EXERCISE TASK
Please return nothing but the lines between the line holding "What matplotlib code" and the line holding "2.6, 1.5, 0.0]", both ends included, without the pictures.
Begin INPUT RECORDS
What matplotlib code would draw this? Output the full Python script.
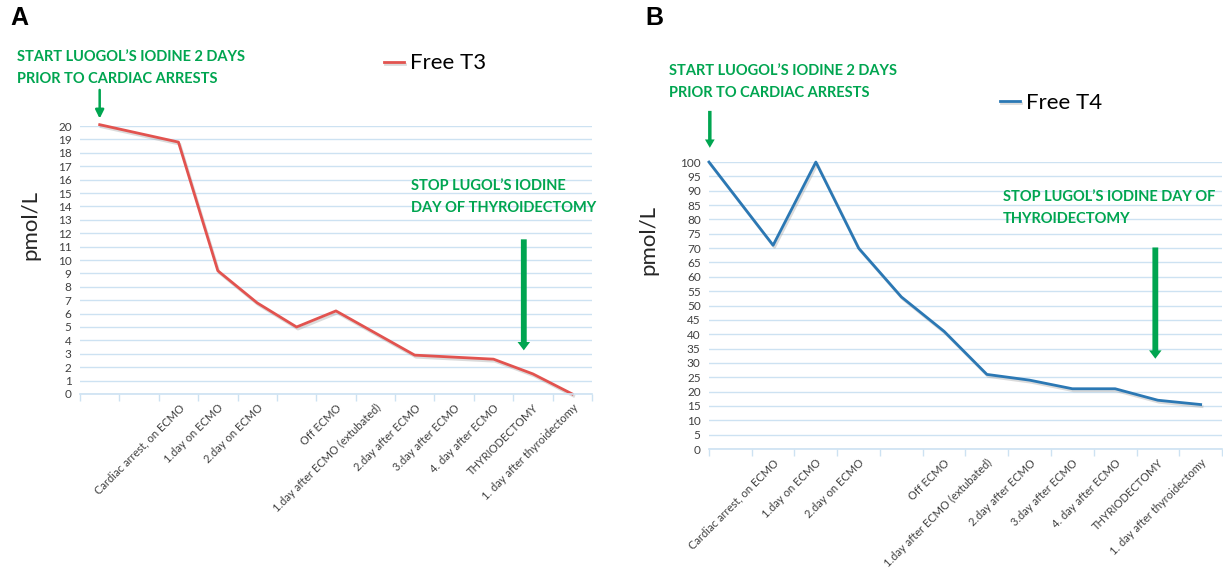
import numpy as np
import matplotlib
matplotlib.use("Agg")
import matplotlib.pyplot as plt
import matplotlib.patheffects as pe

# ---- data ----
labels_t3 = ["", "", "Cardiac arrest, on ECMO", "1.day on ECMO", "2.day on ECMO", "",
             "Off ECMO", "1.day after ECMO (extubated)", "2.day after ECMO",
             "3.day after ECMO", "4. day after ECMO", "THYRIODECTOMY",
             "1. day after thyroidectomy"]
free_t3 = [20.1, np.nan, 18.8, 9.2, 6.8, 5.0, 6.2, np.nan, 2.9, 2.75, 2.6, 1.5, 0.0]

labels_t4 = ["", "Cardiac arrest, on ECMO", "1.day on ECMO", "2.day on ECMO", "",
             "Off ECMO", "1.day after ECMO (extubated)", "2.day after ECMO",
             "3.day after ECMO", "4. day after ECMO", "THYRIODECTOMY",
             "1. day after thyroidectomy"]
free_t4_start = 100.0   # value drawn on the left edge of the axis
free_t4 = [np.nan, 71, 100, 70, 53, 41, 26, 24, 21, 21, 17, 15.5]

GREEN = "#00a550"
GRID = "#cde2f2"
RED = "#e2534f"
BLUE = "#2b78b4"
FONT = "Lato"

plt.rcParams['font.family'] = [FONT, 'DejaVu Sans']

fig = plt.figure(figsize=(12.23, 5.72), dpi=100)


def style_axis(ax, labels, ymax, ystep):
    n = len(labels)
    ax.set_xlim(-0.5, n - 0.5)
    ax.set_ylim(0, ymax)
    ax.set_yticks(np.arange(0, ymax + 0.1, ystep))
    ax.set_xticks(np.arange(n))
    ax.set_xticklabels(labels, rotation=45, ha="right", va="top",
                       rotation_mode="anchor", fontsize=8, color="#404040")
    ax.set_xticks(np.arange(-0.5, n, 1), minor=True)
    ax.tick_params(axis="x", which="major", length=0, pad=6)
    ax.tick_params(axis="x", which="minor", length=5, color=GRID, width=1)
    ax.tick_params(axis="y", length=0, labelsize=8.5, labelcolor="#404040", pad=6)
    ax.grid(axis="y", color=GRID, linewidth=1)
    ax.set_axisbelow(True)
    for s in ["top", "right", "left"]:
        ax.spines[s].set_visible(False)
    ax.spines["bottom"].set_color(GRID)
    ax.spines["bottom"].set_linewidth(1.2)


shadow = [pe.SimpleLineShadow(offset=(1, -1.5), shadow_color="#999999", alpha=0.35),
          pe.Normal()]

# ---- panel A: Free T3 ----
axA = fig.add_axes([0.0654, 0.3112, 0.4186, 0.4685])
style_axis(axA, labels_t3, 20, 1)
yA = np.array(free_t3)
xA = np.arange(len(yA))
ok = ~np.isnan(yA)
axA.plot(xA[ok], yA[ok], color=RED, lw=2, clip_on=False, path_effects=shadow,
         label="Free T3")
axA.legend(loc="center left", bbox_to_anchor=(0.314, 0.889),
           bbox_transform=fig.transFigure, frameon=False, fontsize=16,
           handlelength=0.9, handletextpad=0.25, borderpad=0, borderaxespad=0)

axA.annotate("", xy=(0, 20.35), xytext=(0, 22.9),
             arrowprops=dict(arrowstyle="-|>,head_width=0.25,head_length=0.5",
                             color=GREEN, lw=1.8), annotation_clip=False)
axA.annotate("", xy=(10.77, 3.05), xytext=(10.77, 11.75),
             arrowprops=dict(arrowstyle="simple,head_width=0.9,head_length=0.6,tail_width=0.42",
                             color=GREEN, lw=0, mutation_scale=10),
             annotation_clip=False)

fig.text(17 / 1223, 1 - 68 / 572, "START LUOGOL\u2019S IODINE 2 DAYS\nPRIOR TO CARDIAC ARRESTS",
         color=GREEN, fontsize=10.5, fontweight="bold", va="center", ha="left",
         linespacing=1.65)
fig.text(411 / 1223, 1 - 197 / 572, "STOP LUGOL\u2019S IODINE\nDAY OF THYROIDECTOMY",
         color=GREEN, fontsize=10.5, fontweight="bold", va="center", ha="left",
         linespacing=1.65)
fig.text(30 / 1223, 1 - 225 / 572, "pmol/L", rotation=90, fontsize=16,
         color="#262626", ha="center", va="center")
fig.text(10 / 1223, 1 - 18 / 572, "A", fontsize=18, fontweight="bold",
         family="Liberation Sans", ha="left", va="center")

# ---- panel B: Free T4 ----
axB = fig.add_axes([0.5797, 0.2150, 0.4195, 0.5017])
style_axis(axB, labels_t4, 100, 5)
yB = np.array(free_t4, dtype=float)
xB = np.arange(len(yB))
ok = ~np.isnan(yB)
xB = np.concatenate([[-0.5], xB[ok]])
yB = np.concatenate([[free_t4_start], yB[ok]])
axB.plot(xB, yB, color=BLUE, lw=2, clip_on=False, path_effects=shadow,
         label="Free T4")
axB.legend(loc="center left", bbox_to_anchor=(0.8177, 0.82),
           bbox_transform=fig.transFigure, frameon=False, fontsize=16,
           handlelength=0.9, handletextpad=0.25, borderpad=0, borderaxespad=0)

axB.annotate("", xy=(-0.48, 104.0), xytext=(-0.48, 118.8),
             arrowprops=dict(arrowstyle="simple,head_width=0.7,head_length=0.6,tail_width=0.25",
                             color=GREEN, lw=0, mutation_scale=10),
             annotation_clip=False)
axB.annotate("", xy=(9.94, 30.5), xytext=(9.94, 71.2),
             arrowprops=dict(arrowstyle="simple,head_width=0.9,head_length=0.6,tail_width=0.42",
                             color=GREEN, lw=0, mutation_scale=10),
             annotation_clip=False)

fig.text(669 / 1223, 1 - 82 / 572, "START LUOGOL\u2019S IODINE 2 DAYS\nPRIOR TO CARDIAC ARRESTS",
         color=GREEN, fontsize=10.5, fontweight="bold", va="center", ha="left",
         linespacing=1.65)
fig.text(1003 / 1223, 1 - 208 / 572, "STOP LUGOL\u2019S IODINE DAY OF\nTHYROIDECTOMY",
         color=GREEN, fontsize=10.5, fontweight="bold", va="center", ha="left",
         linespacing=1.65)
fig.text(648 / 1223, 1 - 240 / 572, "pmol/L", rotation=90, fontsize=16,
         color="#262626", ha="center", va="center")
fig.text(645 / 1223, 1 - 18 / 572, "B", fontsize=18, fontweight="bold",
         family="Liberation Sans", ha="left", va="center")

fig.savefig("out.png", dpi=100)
End INPUT RECORDS
Begin INPUT RECORDS
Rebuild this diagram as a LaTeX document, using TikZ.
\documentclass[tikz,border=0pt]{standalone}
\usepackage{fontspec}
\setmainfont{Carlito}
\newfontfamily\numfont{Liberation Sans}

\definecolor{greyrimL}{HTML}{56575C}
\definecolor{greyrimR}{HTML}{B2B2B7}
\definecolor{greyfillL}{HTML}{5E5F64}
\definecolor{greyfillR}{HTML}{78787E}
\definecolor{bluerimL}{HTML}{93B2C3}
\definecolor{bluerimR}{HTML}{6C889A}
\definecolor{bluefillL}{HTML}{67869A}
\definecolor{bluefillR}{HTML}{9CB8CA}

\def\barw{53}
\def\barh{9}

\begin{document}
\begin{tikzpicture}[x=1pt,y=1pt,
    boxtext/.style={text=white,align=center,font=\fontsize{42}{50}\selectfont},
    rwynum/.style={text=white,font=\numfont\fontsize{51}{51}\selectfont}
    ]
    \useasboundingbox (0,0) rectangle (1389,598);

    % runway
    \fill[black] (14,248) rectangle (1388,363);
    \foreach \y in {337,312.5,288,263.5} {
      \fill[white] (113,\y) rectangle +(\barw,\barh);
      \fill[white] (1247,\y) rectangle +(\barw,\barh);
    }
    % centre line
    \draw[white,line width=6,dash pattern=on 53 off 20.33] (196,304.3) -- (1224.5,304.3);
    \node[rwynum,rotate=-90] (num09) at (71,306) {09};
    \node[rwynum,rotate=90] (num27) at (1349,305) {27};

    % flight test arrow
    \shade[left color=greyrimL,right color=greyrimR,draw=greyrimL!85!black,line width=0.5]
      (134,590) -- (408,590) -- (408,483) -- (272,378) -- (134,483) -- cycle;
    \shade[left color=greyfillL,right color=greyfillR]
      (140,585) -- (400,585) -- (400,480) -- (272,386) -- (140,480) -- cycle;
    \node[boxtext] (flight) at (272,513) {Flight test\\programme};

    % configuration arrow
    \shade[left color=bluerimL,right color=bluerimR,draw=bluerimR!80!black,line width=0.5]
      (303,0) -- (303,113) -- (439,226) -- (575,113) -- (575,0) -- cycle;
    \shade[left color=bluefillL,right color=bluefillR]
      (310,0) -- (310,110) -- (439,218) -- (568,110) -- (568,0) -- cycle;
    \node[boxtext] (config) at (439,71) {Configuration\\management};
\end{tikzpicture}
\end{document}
End INPUT RECORDS
ANSWER
What matplotlib code would draw this? Output the full Python script.
import numpy as np
import matplotlib
matplotlib.use("Agg")
import matplotlib.pyplot as plt
import matplotlib.patheffects as pe

# ---- data ----
labels_t3 = ["", "", "Cardiac arrest, on ECMO", "1.day on ECMO", "2.day on ECMO", "",
             "Off ECMO", "1.day after ECMO (extubated)", "2.day after ECMO",
             "3.day after ECMO", "4. day after ECMO", "THYRIODECTOMY",
             "1. day after thyroidectomy"]
free_t3 = [20.1, np.nan, 18.8, 9.2, 6.8, 5.0, 6.2, np.nan, 2.9, 2.75, 2.6, 1.5, 0.0]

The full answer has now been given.